### Task to carry out
Transcribe the listing that follows in full, omitting pictures.

### Data extract
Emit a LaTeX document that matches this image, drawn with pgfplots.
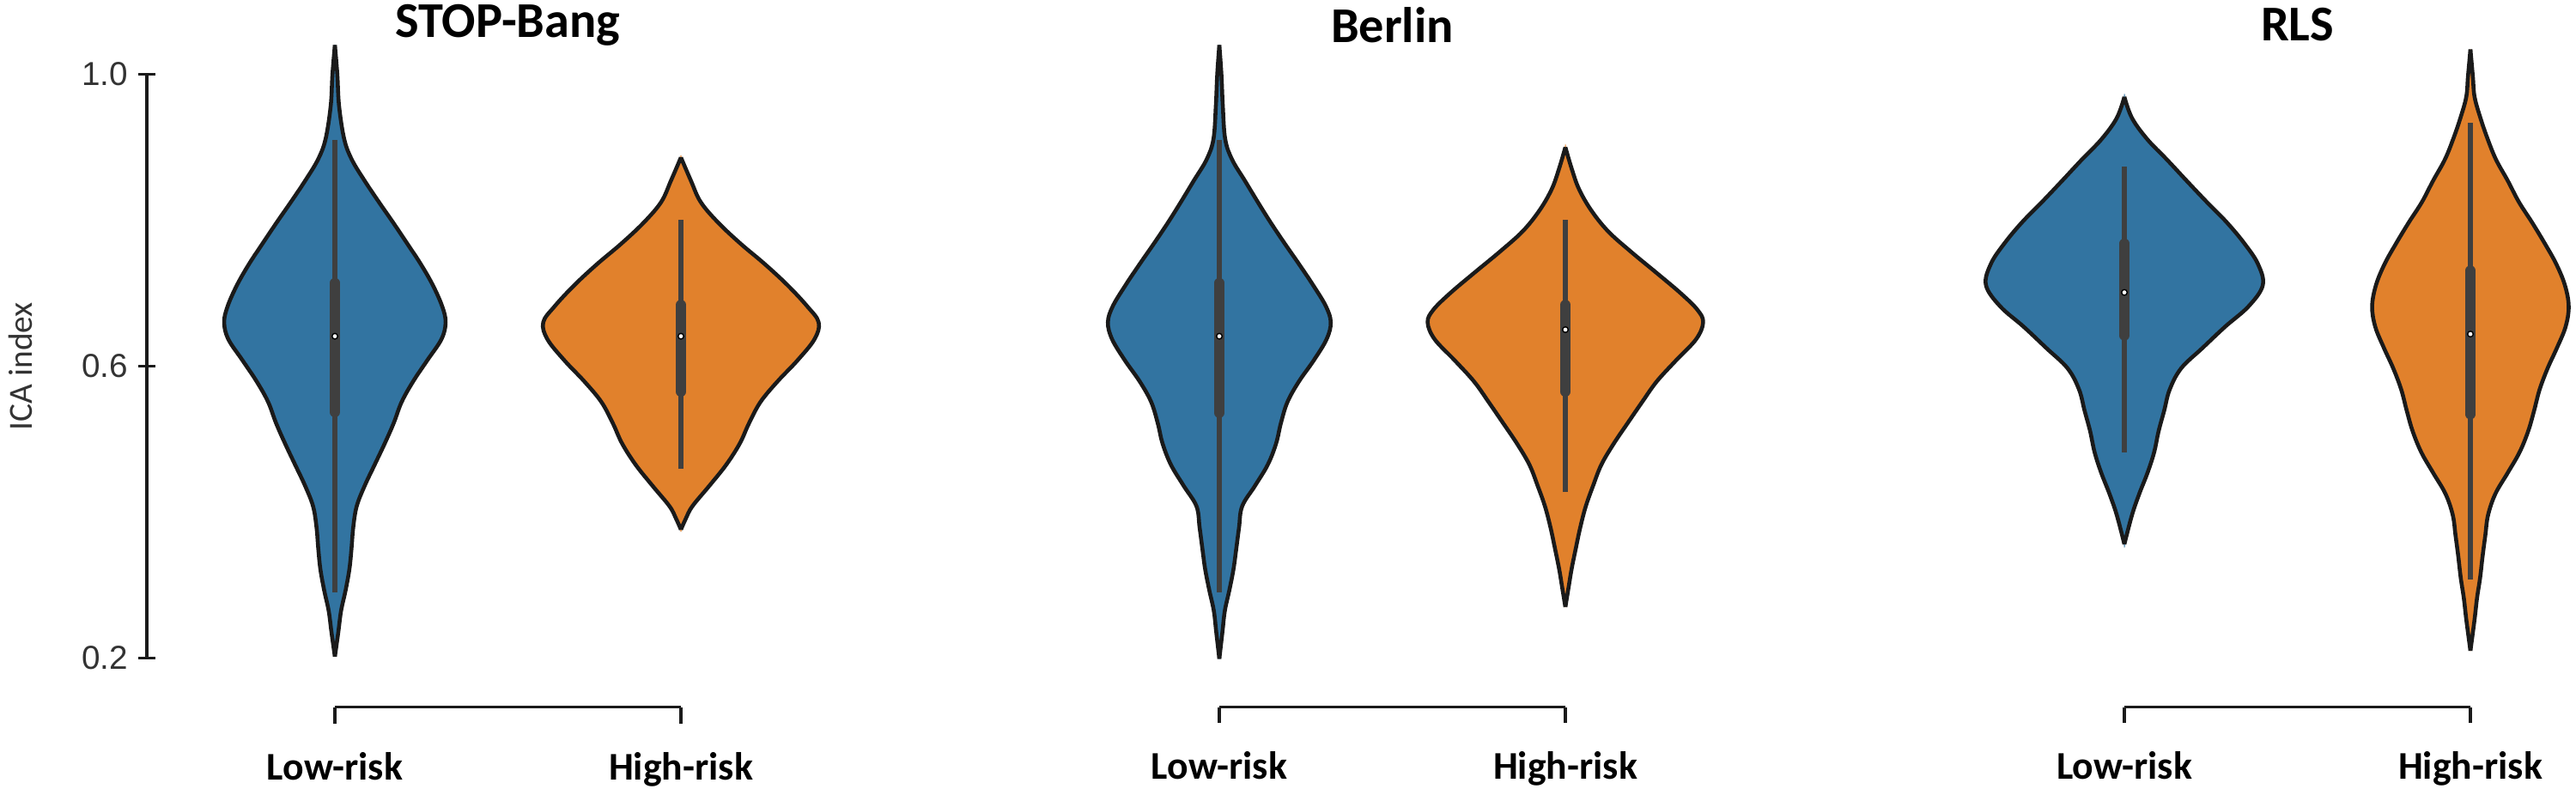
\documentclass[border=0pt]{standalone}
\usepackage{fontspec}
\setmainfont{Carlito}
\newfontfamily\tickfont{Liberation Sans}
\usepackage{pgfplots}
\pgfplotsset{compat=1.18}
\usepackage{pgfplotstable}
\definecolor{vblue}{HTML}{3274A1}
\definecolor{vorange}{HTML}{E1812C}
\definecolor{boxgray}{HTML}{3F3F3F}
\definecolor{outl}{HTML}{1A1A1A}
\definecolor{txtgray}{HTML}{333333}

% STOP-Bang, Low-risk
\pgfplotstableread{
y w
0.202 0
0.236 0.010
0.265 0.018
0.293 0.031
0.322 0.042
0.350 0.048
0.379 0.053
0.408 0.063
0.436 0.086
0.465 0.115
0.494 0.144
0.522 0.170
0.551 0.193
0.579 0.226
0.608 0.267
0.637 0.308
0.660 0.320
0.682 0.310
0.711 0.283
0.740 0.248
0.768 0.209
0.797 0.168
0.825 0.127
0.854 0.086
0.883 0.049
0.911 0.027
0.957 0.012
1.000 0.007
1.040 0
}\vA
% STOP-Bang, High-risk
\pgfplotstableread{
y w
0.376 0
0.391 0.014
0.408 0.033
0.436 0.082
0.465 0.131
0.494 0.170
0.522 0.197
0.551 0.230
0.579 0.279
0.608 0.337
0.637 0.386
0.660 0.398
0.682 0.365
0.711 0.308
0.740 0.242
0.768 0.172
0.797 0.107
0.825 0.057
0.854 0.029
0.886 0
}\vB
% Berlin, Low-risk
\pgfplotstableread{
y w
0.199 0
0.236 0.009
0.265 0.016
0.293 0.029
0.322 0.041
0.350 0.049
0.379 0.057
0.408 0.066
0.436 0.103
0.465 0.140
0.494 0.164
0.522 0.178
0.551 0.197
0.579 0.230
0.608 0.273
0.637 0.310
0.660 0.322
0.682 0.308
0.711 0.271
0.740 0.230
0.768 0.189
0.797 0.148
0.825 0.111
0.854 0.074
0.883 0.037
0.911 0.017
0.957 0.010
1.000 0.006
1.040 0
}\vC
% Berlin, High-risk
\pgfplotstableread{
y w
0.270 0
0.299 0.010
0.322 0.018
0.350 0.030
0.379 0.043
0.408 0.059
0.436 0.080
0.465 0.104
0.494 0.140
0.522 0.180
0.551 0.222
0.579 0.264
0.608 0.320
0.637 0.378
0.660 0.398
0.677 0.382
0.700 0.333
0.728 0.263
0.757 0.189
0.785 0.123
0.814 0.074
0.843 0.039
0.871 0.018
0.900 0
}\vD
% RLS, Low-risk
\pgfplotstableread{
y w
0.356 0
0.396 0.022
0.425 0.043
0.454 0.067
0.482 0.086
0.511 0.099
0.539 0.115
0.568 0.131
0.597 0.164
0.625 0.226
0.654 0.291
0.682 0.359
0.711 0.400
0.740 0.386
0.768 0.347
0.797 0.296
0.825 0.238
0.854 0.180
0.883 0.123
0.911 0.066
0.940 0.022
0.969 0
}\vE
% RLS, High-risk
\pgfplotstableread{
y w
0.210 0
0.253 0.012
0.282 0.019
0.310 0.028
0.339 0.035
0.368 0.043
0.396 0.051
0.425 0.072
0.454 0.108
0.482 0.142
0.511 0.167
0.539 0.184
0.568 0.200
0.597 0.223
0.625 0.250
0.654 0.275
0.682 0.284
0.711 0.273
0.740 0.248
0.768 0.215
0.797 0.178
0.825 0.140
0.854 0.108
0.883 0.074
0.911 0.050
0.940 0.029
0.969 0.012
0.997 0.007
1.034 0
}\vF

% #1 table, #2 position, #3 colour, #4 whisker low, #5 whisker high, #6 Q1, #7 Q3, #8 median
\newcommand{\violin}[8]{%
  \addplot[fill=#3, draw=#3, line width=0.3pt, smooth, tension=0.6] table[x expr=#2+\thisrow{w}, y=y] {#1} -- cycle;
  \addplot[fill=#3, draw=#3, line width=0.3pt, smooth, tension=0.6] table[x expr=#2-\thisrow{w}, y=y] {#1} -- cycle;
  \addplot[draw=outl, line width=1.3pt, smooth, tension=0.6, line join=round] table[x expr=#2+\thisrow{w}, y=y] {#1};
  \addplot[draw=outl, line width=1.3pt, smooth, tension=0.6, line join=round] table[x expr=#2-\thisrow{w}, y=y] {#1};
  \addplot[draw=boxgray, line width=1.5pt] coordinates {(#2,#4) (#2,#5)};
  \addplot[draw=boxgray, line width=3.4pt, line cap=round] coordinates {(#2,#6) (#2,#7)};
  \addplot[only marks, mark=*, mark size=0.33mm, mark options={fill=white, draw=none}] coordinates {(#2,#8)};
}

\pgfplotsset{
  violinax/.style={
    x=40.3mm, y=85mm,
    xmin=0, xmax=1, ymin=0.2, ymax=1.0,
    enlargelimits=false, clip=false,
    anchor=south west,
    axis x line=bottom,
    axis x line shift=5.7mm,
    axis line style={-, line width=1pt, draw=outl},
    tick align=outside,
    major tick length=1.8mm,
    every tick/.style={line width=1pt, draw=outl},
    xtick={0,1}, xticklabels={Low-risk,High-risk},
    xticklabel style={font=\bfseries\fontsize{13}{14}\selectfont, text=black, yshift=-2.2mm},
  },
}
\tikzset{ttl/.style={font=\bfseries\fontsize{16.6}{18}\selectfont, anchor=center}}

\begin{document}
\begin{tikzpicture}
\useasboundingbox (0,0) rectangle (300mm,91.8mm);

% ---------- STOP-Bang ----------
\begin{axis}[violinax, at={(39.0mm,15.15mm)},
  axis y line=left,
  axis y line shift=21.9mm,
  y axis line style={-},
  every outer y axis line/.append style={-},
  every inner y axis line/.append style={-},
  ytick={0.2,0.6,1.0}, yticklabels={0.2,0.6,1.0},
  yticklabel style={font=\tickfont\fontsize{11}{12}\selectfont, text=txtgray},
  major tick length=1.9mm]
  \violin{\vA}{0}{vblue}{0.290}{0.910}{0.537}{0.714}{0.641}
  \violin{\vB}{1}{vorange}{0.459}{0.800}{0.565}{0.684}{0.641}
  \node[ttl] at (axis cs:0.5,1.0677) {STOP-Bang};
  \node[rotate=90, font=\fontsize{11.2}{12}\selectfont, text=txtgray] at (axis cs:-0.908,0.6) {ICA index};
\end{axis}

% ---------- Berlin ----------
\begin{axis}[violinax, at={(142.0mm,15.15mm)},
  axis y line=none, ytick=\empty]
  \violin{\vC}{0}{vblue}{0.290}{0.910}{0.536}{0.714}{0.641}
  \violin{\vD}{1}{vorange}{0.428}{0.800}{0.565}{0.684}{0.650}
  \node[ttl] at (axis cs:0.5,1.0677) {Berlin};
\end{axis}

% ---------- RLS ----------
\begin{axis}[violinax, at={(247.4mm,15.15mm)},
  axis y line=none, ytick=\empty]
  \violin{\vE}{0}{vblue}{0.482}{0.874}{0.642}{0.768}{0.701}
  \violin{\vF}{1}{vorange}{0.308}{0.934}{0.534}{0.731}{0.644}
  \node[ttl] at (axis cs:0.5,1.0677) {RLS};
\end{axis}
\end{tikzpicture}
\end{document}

### Solution to this problem
Emit a LaTeX document that matches this image, drawn with pgfplots.
\documentclass[border=0pt]{standalone}
\usepackage{fontspec}
\setmainfont{Carlito}
\newfontfamily\tickfont{Liberation Sans}
\usepackage{pgfplots}
\pgfplotsset{compat=1.18}
\usepackage{pgfplotstable}
\definecolor{vblue}{HTML}{3274A1}
\definecolor{vorange}{HTML}{E1812C}
\definecolor{boxgray}{HTML}{3F3F3F}
\definecolor{outl}{HTML}{1A1A1A}
\definecolor{txtgray}{HTML}{333333}

% STOP-Bang, Low-risk
\pgfplotstableread{
y w
0.202 0
0.236 0.010
0.265 0.018
0.293 0.031
0.322 0.042
0.350 0.048
0.379 0.053
0.408 0.063
0.436 0.086
0.465 0.115
0.494 0.144
0.522 0.170
0.551 0.193
0.579 0.226
0.608 0.267
0.637 0.308
0.660 0.320
0.682 0.310
0.711 0.283
0.740 0.248
0.768 0.209
0.797 0.168
0.825 0.127
0.854 0.086
0.883 0.049
0.911 0.027
0.957 0.012
1.000 0.007
1.040 0
}\vA
% STOP-Bang, High-risk
\pgfplotstableread{
y w
0.376 0
0.391 0.014
0.408 0.033
0.436 0.082
0.465 0.131
0.494 0.170
0.522 0.197
0.551 0.230
0.579 0.279
0.608 0.337
0.637 0.386
0.660 0.398
0.682 0.365
0.711 0.308
0.740 0.242
0.768 0.172
0.797 0.107
0.825 0.057
0.854 0.029
0.886 0
}\vB
% Berlin, Low-risk
\pgfplotstableread{
y w
0.199 0
0.236 0.009
0.265 0.016
0.293 0.029
0.322 0.041
0.350 0.049
0.379 0.057
0.408 0.066
0.436 0.103
0.465 0.140
0.494 0.164
0.522 0.178
0.551 0.197
0.579 0.230
0.608 0.273
0.637 0.310
0.660 0.322
0.682 0.308
0.711 0.271
0.740 0.230
0.768 0.189
0.797 0.148
0.825 0.111
0.854 0.074
0.883 0.037
0.911 0.017
0.957 0.010
1.000 0.006
1.040 0
}\vC
% Berlin, High-risk
\pgfplotstableread{
y w
0.270 0
0.299 0.010
0.322 0.018
0.350 0.030
0.379 0.043
0.408 0.059
0.436 0.080
0.465 0.104
0.494 0.140
0.522 0.180
0.551 0.222
0.579 0.264
0.608 0.320
0.637 0.378
0.660 0.398
0.677 0.382
0.700 0.333
0.728 0.263
0.757 0.189
0.785 0.123
0.814 0.074
0.843 0.039
0.871 0.018
0.900 0
}\vD
% RLS, Low-risk
\pgfplotstableread{
y w
0.356 0
0.396 0.022
0.425 0.043
0.454 0.067
0.482 0.086
0.511 0.099
0.539 0.115
0.568 0.131
0.597 0.164
0.625 0.226
0.654 0.291
0.682 0.359
0.711 0.400
0.740 0.386
0.768 0.347
0.797 0.296
0.825 0.238
0.854 0.180
0.883 0.123
0.911 0.066
0.940 0.022
0.969 0
}\vE
% RLS, High-risk
\pgfplotstableread{
y w
0.210 0
0.253 0.012
0.282 0.019
0.310 0.028
0.339 0.035
0.368 0.043
0.396 0.051
0.425 0.072
0.454 0.108
0.482 0.142
0.511 0.167
0.539 0.184
0.568 0.200
0.597 0.223
0.625 0.250
0.654 0.275
0.682 0.284
0.711 0.273
0.740 0.248
0.768 0.215
0.797 0.178
0.825 0.140
0.854 0.108
0.883 0.074
0.911 0.050
0.940 0.029
0.969 0.012
0.997 0.007
1.034 0
}\vF

% #1 table, #2 position, #3 colour, #4 whisker low, #5 whisker high, #6 Q1, #7 Q3, #8 median
\newcommand{\violin}[8]{%
  \addplot[fill=#3, draw=#3, line width=0.3pt, smooth, tension=0.6] table[x expr=#2+\thisrow{w}, y=y] {#1} -- cycle;
  \addplot[fill=#3, draw=#3, line width=0.3pt, smooth, tension=0.6] table[x expr=#2-\thisrow{w}, y=y] {#1} -- cycle;
  \addplot[draw=outl, line width=1.3pt, smooth, tension=0.6, line join=round] table[x expr=#2+\thisrow{w}, y=y] {#1};
  \addplot[draw=outl, line width=1.3pt, smooth, tension=0.6, line join=round] table[x expr=#2-\thisrow{w}, y=y] {#1};
  \addplot[draw=boxgray, line width=1.5pt] coordinates {(#2,#4) (#2,#5)};
  \addplot[draw=boxgray, line width=3.4pt, line cap=round] coordinates {(#2,#6) (#2,#7)};
  \addplot[only marks, mark=*, mark size=0.33mm, mark options={fill=white, draw=none}] coordinates {(#2,#8)};
}

\pgfplotsset{
  violinax/.style={
    x=40.3mm, y=85mm,
    xmin=0, xmax=1, ymin=0.2, ymax=1.0,
    enlargelimits=false, clip=false,
    anchor=south west,
    axis x line=bottom,
    axis x line shift=5.7mm,
    axis line style={-, line width=1pt, draw=outl},
    tick align=outside,
    major tick length=1.8mm,
    every tick/.style={line width=1pt, draw=outl},
    xtick={0,1}, xticklabels={Low-risk,High-risk},
    xticklabel style={font=\bfseries\fontsize{13}{14}\selectfont, text=black, yshift=-2.2mm},
  },
}
\tikzset{ttl/.style={font=\bfseries\fontsize{16.6}{18}\selectfont, anchor=center}}

\begin{document}
\begin{tikzpicture}
\useasboundingbox (0,0) rectangle (300mm,91.8mm);

% ---------- STOP-Bang ----------
\begin{axis}[violinax, at={(39.0mm,15.15mm)},
  axis y line=left,
  axis y line shift=21.9mm,
  y axis line style={-},
  every outer y axis line/.append style={-},
  every inner y axis line/.append style={-},
  ytick={0.2,0.6,1.0}, yticklabels={0.2,0.6,1.0},
  yticklabel style={font=\tickfont\fontsize{11}{12}\selectfont, text=txtgray},
  major tick length=1.9mm]
  \violin{\vA}{0}{vblue}{0.290}{0.910}{0.537}{0.714}{0.641}
  \violin{\vB}{1}{vorange}{0.459}{0.800}{0.565}{0.684}{0.641}
  \node[ttl] at (axis cs:0.5,1.0677) {STOP-Bang};
  \node[rotate=90, font=\fontsize{11.2}{12}\selectfont, text=txtgray] at (axis cs:-0.908,0.6) {ICA index};
\end{axis}

% ---------- Berlin ----------
\begin{axis}[violinax, at={(142.0mm,15.15mm)},
  axis y line=none, ytick=\empty]
  \violin{\vC}{0}{vblue}{0.290}{0.910}{0.536}{0.714}{0.641}
  \violin{\vD}{1}{vorange}{0.428}{0.800}{0.565}{0.684}{0.650}
  \node[ttl] at (axis cs:0.5,1.0677) {Berlin};
\end{axis}

% ---------- RLS ----------
\begin{axis}[violinax, at={(247.4mm,15.15mm)},
  axis y line=none, ytick=\empty]
  \violin{\vE}{0}{vblue}{0.482}{0.874}{0.642}{0.768}{0.701}
  \violin{\vF}{1}{vorange}{0.308}{0.934}{0.534}{0.731}{0.644}
  \node[ttl] at (axis cs:0.5,1.0677) {RLS};
\end{axis}
\end{tikzpicture}
\end{document}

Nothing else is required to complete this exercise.